| WHAT YOU SHOULD DO |
Render the material again word for word, skipping the pictures in it.

| PROVIDED MATERIAL |

— begin —

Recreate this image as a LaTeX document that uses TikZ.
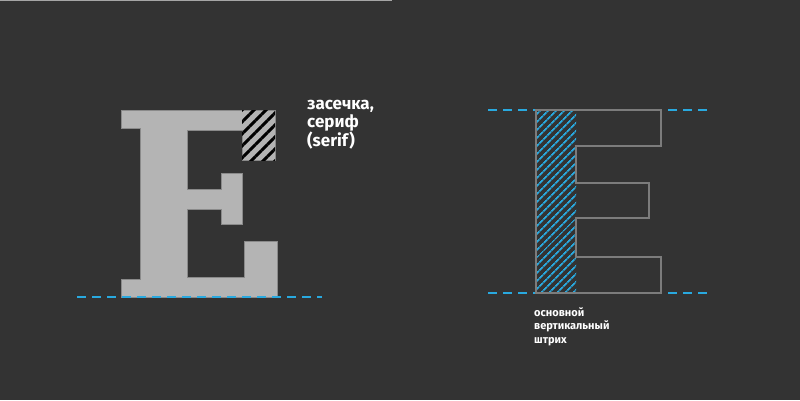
\documentclass[tikz,border=0pt]{standalone}
\usepackage{fontspec}
\setmainfont{Fira Sans}
\usetikzlibrary{patterns.meta}

\definecolor{bgdark}{HTML}{333333}
\definecolor{glyphgray}{HTML}{B4B4B4}
\definecolor{glyphedge}{HTML}{8A8A8A}
\definecolor{outlinegray}{HTML}{7C7C7C}
\definecolor{guideblue}{HTML}{29A9DF}

\begin{document}
\begin{tikzpicture}[
    x=1pt, y=-1pt,
    glyph/.style={fill=glyphgray, draw=glyphedge, line width=0.8pt},
    outline/.style={draw=outlinegray, line width=2pt},
    guide/.style={draw=guideblue, line width=1.5pt, dash pattern=on 9pt off 6pt},
    serifhatch/.style={pattern={Lines[angle=45, distance=8.5pt, line width=3pt]}, pattern color=black},
    stemhatch/.style={pattern={Lines[angle=45, distance=5.4pt, line width=1.8pt]}, pattern color=guideblue},
    caption/.style={text=white, align=left, inner sep=0pt, anchor=base west}
]
\useasboundingbox (0,0) rectangle (800,400);
\fill[bgdark] (0,0) rectangle (800,400);
\draw[gray!70, line width=1pt] (0,0.5) -- (392,0.5);

% Serif letter (left)
\draw[glyph] (121,110) -- (275,110) -- (275,160) -- (242,160) -- (242,130)
    -- (187,130) -- (187,189) -- (221,189) -- (221,173) -- (242,173)
    -- (242,224) -- (221,224) -- (221,209) -- (187,209) -- (187,277)
    -- (244,277) -- (244,241) -- (277,241) -- (277,297) -- (121,297)
    -- (121,279) -- (140,279) -- (140,128) -- (121,128) -- cycle;

% Hatched serif
\fill[serifhatch] (242,110) rectangle (275,160);

% Baseline
\draw[guide] (77,297) -- (322,297);

% base anchor = last line
\node[caption, font=\fontsize{17pt}{18pt}\selectfont\bfseries] (serif) at (307,146.7)
    {засечка,\\сериф\\(serif)};

% Sans letter (right)
\fill[stemhatch] (536,110) rectangle (576,293);
\draw[guide] (488,110) -- (708,110);
\draw[guide] (488,293) -- (708,293);
\draw[outline] (536,110) -- (661,110) -- (661,146) -- (576,146) -- (576,183)
    -- (649,183) -- (649,218) -- (576,218) -- (576,257) -- (661,257)
    -- (661,293) -- (536,293) -- cycle;

\node[caption, font=\fontsize{11pt}{13.5pt}\selectfont\bfseries] (stem) at (534,343)
    {основной\\вертикальный\\штрих};

\end{tikzpicture}
\end{document}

— end —

| FULL SOLUTION |
Recreate this image as a LaTeX document that uses TikZ.
\documentclass[tikz,border=0pt]{standalone}
\usepackage{fontspec}
\setmainfont{Fira Sans}
\usetikzlibrary{patterns.meta}

\definecolor{bgdark}{HTML}{333333}
\definecolor{glyphgray}{HTML}{B4B4B4}
\definecolor{glyphedge}{HTML}{8A8A8A}
\definecolor{outlinegray}{HTML}{7C7C7C}
\definecolor{guideblue}{HTML}{29A9DF}

\begin{document}
\begin{tikzpicture}[
    x=1pt, y=-1pt,
    glyph/.style={fill=glyphgray, draw=glyphedge, line width=0.8pt},
    outline/.style={draw=outlinegray, line width=2pt},
    guide/.style={draw=guideblue, line width=1.5pt, dash pattern=on 9pt off 6pt},
    serifhatch/.style={pattern={Lines[angle=45, distance=8.5pt, line width=3pt]}, pattern color=black},
    stemhatch/.style={pattern={Lines[angle=45, distance=5.4pt, line width=1.8pt]}, pattern color=guideblue},
    caption/.style={text=white, align=left, inner sep=0pt, anchor=base west}
]
\useasboundingbox (0,0) rectangle (800,400);
\fill[bgdark] (0,0) rectangle (800,400);
\draw[gray!70, line width=1pt] (0,0.5) -- (392,0.5);

% Serif letter (left)
\draw[glyph] (121,110) -- (275,110) -- (275,160) -- (242,160) -- (242,130)
    -- (187,130) -- (187,189) -- (221,189) -- (221,173) -- (242,173)
    -- (242,224) -- (221,224) -- (221,209) -- (187,209) -- (187,277)
    -- (244,277) -- (244,241) -- (277,241) -- (277,297) -- (121,297)
    -- (121,279) -- (140,279) -- (140,128) -- (121,128) -- cycle;

% Hatched serif
\fill[serifhatch] (242,110) rectangle (275,160);

% Baseline
\draw[guide] (77,297) -- (322,297);

% base anchor = last line
\node[caption, font=\fontsize{17pt}{18pt}\selectfont\bfseries] (serif) at (307,146.7)
    {засечка,\\сериф\\(serif)};

% Sans letter (right)
\fill[stemhatch] (536,110) rectangle (576,293);
\draw[guide] (488,110) -- (708,110);
\draw[guide] (488,293) -- (708,293);
\draw[outline] (536,110) -- (661,110) -- (661,146) -- (576,146) -- (576,183)
    -- (649,183) -- (649,218) -- (576,218) -- (576,257) -- (661,257)
    -- (661,293) -- (536,293) -- cycle;

\node[caption, font=\fontsize{11pt}{13.5pt}\selectfont\bfseries] (stem) at (534,343)
    {основной\\вертикальный\\штрих};

\end{tikzpicture}
\end{document}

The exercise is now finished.